At one point, Richards said the left-side linemen were being coached to play with their right hand down instead of the left, which “didn’t make sense.” McMillan told him to “stand up for yourself” and he did. Richards said, “I finally won out. Those were the things he helped me with. I’m forever grateful to him for his advice and guidance.”

The nicknames

Smith and running back Johnny Roland have fond memories of their relationship with McMillan.

Smith came to the Cardinals as a 10th-round pick in 1963 and was born in Mississippi, went to high school in Louisiana and went to college at Northwesterm (La.) State.

“I got to play right next to him for years because the tight end lined up right by him,” Smith said. “Being from down South, I hadn’t played with many black guys, but I just took to Ernie right away. He was such an easy-going guy. We’d kid each other all the time and he called me ‘Chump.’ That was an endearing name. That mean I knew he liked me.”

Smith said there were often times that he and McMillan were responsible for blocking the defensive end, but he’d get caught in the middle and McMillan would block him and the end.

“I got mashed, Smith said. “So I figured out it was better for me to let Ernie take it on himself. So, I’d go downfield and see what’s going on down there. I counted him as a real friend for a long time.”

As for the way McMillan handled the request to switch to left tackle, Smith said, “I’m sure he liked the challenge.”

Roland was a fourth-round future draft pick by the Cardinals in 1965 and joined the team the following year. He played seven seasons for the Cardinals and one with the Giants. Roland was then an assistant coach for 27 NFL seasons, including seven in Arizona from 1997-2003.

“I was a young kid coming to the NFL and I needed some mentoring,” Roland said. “He was the guy. I would always seek him out to get advice both on the field and off the field. There weren’t that many players of color back then and I’d always go to Ernie for advice. He was the quiet old vet.”

As for his nickname, Roland said McMillan would “always tell me, when you break the line of scrimmage get behind me and I’ll give you a quick read. He always called me ‘Quick read.’”

After St. Louis

McMillan started 11 games for the Packers in 1975 in his final NFL season and Hall of Fame quarterback Bart Starr was in his first season as the franchise’s head coach. Two years later, McMillan came on board as the offensive line coach and was there until Starr was fired after the 1983 season. Coincidentally, while with the Packers, McMillan worked out Richards when he was preparing for the draft.

McMillan then went back to the Cardinals and was a line coach in 1985 when Hanifan was head coach and also worked as a scout from 1984-86. He later was an assistant coach at Sumner High School in St. Louis in 1990 and 1991, years that the school won the state championship.

Always active in the community and with youth sports, McMillan was also the president and publisher of Proud, a magazine that was “designed to give the black community in St. Louis a voice and a focus.”
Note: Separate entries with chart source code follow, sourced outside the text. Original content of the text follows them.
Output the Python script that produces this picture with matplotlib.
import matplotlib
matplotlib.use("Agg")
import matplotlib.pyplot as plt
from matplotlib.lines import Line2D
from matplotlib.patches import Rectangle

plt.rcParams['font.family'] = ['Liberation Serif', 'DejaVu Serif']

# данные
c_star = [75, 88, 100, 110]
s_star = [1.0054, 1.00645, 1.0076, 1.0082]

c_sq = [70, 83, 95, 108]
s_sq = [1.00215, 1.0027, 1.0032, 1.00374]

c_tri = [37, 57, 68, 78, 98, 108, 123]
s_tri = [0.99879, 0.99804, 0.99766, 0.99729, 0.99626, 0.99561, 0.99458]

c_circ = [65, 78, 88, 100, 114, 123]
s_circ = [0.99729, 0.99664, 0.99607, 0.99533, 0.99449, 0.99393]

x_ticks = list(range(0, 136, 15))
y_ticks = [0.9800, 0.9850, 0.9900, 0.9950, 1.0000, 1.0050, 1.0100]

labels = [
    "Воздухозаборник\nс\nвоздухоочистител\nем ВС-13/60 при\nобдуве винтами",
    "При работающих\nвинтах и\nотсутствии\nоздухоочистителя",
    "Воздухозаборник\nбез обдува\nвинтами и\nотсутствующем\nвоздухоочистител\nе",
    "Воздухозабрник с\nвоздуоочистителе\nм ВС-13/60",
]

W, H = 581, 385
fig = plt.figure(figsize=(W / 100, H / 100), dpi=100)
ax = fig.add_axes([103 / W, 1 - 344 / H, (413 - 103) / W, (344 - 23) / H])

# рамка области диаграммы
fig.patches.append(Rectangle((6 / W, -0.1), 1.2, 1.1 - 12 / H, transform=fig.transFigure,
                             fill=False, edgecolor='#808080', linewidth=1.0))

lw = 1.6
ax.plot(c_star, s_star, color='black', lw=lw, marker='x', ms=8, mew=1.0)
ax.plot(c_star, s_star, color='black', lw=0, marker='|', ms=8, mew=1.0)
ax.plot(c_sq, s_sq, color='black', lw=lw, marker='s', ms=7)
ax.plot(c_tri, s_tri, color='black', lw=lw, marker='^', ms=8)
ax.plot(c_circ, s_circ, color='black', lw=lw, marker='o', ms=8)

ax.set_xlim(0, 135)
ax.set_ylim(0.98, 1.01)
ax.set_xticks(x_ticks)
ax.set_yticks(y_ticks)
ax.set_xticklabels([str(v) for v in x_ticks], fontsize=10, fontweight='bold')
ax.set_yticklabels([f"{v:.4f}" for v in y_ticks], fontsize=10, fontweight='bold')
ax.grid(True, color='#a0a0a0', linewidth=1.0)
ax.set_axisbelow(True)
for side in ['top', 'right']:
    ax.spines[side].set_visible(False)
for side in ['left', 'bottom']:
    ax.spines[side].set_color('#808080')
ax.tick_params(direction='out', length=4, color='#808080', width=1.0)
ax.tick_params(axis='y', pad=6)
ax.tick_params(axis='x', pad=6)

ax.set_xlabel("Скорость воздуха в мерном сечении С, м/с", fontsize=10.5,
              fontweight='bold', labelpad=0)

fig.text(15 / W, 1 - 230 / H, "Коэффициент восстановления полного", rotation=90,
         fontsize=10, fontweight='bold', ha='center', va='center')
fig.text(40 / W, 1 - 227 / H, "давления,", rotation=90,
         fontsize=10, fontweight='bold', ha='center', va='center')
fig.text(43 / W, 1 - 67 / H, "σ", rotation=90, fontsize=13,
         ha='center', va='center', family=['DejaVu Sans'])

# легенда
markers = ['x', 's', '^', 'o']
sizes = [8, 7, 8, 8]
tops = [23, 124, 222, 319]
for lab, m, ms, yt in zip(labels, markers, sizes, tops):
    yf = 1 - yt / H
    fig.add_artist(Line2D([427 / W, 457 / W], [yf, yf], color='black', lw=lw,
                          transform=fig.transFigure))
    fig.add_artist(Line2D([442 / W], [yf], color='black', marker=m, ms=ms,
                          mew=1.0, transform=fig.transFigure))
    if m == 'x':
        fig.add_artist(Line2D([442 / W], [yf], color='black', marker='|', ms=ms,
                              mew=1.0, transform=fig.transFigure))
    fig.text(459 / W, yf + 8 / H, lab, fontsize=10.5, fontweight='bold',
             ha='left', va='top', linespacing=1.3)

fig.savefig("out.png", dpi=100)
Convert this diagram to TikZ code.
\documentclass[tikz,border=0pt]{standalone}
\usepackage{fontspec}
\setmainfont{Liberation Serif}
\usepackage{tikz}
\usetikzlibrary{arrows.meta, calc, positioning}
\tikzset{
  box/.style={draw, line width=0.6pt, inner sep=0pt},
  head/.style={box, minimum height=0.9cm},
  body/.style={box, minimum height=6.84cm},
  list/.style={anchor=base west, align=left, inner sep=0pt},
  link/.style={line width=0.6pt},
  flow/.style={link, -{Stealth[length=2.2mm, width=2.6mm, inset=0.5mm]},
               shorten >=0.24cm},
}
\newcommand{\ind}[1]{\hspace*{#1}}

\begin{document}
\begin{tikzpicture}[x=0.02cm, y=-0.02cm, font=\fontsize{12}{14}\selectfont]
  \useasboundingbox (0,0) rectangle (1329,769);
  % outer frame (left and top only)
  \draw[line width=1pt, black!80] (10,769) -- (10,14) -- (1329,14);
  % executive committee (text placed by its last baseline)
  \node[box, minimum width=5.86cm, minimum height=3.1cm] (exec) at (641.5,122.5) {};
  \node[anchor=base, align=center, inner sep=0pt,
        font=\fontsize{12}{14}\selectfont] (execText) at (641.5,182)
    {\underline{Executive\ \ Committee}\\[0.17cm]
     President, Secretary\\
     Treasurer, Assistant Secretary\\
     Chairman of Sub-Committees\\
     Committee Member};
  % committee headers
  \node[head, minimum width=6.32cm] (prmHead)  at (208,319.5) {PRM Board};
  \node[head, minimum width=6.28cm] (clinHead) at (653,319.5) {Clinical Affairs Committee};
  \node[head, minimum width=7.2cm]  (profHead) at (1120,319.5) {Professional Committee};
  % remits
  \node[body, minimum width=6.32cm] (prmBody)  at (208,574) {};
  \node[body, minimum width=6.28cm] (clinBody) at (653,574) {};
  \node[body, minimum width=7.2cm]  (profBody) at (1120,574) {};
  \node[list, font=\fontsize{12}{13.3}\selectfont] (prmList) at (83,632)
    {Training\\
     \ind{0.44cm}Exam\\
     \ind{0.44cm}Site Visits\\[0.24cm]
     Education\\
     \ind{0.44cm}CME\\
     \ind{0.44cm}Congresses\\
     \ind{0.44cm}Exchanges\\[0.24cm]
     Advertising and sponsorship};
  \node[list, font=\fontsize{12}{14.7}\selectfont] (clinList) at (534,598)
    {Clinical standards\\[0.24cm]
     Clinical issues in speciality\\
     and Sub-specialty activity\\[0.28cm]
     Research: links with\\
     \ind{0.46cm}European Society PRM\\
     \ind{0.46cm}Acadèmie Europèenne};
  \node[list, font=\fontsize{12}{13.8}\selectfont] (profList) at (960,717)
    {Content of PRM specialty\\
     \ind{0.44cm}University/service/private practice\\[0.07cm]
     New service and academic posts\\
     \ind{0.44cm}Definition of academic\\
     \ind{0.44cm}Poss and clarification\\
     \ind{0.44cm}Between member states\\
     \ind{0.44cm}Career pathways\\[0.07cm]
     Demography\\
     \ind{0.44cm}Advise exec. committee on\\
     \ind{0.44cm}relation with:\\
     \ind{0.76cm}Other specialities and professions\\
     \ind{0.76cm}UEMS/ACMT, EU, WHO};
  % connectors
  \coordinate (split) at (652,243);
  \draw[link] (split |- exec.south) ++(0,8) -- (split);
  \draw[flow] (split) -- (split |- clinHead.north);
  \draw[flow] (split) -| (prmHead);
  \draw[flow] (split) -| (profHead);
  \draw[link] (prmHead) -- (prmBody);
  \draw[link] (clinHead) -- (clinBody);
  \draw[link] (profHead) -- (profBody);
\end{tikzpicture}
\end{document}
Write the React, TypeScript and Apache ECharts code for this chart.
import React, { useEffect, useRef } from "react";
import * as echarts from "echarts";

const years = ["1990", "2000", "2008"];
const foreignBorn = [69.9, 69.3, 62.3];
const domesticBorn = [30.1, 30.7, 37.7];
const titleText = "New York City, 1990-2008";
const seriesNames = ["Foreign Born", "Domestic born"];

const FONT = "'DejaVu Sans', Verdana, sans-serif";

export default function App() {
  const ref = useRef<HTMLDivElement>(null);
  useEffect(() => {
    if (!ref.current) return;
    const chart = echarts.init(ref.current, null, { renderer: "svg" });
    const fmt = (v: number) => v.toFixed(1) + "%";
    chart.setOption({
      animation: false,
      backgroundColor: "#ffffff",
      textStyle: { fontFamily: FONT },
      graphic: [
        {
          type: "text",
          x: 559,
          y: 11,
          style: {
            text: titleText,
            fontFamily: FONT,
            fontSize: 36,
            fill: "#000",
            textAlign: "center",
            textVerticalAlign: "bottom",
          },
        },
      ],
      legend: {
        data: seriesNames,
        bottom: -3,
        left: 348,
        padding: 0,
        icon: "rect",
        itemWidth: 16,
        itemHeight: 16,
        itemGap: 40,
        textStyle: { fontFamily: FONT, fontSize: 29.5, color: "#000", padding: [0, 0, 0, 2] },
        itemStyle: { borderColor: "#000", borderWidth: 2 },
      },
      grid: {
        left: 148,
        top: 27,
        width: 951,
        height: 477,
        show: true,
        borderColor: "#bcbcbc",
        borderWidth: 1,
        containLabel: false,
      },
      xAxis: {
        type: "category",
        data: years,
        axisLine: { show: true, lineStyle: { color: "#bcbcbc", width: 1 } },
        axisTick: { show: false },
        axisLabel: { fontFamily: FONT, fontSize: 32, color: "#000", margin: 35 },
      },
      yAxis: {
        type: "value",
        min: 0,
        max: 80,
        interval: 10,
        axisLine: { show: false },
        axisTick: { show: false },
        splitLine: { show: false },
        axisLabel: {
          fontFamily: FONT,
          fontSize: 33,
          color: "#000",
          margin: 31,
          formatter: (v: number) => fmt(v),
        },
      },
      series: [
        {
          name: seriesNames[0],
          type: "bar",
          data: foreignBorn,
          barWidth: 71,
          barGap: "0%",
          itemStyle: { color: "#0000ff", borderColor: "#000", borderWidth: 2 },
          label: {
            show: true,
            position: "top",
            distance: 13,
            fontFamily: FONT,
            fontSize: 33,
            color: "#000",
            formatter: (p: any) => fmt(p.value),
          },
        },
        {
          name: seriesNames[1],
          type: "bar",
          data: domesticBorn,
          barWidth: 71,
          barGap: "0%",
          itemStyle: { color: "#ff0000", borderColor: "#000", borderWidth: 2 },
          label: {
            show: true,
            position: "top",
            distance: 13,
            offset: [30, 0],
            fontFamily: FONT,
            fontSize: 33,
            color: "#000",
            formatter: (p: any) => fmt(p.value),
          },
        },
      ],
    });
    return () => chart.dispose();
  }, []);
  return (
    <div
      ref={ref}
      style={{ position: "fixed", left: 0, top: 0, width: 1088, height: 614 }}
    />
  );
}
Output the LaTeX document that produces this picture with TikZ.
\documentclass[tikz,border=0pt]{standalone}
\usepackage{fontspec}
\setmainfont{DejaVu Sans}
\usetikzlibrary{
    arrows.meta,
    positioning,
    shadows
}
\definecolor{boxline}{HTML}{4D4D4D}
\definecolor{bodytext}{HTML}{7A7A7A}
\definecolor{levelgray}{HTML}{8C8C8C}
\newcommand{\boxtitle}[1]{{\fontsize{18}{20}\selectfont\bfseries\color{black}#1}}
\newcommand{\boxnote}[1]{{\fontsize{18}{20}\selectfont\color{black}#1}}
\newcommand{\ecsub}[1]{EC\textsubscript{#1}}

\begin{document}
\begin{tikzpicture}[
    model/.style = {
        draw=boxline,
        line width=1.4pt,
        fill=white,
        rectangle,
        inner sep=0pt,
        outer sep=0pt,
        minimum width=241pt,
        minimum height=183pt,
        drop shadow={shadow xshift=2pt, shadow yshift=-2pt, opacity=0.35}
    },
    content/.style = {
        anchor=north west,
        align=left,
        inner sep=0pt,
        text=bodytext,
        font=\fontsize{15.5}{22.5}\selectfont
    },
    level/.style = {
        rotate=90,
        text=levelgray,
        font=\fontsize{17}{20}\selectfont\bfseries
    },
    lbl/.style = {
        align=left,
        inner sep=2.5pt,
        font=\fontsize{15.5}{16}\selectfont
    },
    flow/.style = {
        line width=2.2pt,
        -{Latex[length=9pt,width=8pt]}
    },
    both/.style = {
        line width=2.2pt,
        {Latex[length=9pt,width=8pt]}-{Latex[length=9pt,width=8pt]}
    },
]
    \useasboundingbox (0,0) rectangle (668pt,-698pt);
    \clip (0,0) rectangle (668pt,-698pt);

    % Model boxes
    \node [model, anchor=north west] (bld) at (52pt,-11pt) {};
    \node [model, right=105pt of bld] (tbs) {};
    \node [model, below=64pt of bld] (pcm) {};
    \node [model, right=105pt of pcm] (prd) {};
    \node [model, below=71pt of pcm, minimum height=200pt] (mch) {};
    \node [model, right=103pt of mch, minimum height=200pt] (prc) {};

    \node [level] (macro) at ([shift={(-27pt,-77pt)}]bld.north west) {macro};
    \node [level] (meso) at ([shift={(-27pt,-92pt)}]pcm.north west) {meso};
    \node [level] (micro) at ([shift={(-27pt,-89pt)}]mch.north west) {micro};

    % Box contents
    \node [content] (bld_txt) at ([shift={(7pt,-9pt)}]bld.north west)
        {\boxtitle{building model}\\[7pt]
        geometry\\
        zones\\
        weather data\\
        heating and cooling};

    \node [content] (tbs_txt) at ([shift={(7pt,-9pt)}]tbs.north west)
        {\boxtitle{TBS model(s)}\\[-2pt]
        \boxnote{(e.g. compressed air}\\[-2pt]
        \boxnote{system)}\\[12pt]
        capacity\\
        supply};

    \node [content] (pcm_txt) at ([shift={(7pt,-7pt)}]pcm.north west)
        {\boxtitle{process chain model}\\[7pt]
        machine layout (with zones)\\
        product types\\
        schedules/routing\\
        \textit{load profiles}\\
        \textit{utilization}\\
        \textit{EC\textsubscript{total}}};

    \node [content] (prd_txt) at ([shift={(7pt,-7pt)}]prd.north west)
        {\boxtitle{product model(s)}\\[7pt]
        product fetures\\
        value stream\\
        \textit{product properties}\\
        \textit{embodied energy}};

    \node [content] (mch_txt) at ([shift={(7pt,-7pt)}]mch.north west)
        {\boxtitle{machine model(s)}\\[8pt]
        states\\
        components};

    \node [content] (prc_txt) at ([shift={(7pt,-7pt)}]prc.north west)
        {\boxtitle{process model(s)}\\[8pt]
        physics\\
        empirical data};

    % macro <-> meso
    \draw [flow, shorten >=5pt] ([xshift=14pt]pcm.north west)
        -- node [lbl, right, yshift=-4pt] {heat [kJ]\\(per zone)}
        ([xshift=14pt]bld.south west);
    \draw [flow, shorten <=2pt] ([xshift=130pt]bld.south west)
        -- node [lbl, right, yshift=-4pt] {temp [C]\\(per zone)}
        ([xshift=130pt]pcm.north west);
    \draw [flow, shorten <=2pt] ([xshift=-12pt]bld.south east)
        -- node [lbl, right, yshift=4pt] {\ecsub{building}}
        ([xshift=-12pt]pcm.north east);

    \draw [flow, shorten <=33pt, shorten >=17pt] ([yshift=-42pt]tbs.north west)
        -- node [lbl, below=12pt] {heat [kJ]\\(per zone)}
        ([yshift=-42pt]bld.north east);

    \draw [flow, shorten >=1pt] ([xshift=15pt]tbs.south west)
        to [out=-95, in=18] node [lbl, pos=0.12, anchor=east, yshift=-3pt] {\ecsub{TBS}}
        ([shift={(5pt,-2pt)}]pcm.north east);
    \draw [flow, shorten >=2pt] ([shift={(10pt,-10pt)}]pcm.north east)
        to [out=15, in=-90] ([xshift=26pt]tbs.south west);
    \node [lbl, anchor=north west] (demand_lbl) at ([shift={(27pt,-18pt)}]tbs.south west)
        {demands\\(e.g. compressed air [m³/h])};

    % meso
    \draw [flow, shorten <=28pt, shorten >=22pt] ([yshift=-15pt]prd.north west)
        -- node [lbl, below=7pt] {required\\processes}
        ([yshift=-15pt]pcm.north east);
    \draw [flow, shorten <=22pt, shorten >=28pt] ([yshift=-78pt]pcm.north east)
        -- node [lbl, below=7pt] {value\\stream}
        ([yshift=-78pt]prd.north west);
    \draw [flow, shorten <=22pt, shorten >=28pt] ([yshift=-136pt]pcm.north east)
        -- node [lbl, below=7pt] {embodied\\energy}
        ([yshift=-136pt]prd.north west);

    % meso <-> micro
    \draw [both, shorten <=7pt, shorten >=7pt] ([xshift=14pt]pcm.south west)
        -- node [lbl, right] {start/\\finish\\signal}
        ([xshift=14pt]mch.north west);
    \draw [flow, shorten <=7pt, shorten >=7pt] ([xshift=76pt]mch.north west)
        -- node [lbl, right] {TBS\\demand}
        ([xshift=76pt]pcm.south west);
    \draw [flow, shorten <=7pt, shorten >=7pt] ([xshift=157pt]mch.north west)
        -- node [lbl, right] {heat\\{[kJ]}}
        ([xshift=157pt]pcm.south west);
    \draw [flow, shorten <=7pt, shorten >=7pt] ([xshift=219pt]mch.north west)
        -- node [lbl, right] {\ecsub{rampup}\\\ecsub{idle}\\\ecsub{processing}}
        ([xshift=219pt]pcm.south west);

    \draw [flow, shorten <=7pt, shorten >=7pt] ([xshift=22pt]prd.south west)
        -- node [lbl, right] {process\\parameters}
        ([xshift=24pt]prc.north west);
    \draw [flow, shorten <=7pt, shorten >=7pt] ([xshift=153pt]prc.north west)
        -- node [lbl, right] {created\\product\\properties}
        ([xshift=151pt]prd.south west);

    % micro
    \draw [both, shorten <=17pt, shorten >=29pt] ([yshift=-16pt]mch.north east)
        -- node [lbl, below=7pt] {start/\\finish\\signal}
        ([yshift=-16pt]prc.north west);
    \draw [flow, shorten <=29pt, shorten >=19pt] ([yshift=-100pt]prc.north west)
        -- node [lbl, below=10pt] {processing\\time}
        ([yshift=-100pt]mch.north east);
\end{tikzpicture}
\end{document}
Perhaps the epitome of Ernie McMillan’s football life was expressed by former Cardinals guard Conrad Dobler, who was also a Chicago native. A fifth-round pick in 1972, Dobler had a rocky beginning to his career. At an awards dinner that season, McMillan referenced Dobler having been cut but then coming back and earning a starting job. He said Dobler’s determination had been “an inspiration to me.”

Dobler was incredulous. He later said, “I’d been an inspiration to him? How could I be an inspiration to a guy who has put out like Ernie McMillan and who has been an inspiration to every guy on the team? When I heard him say that, I said to myself, ‘I just saw a man up there.’”

Now that man is “up there,” resting in peace, while knowing and being proud of the legacy he left behind.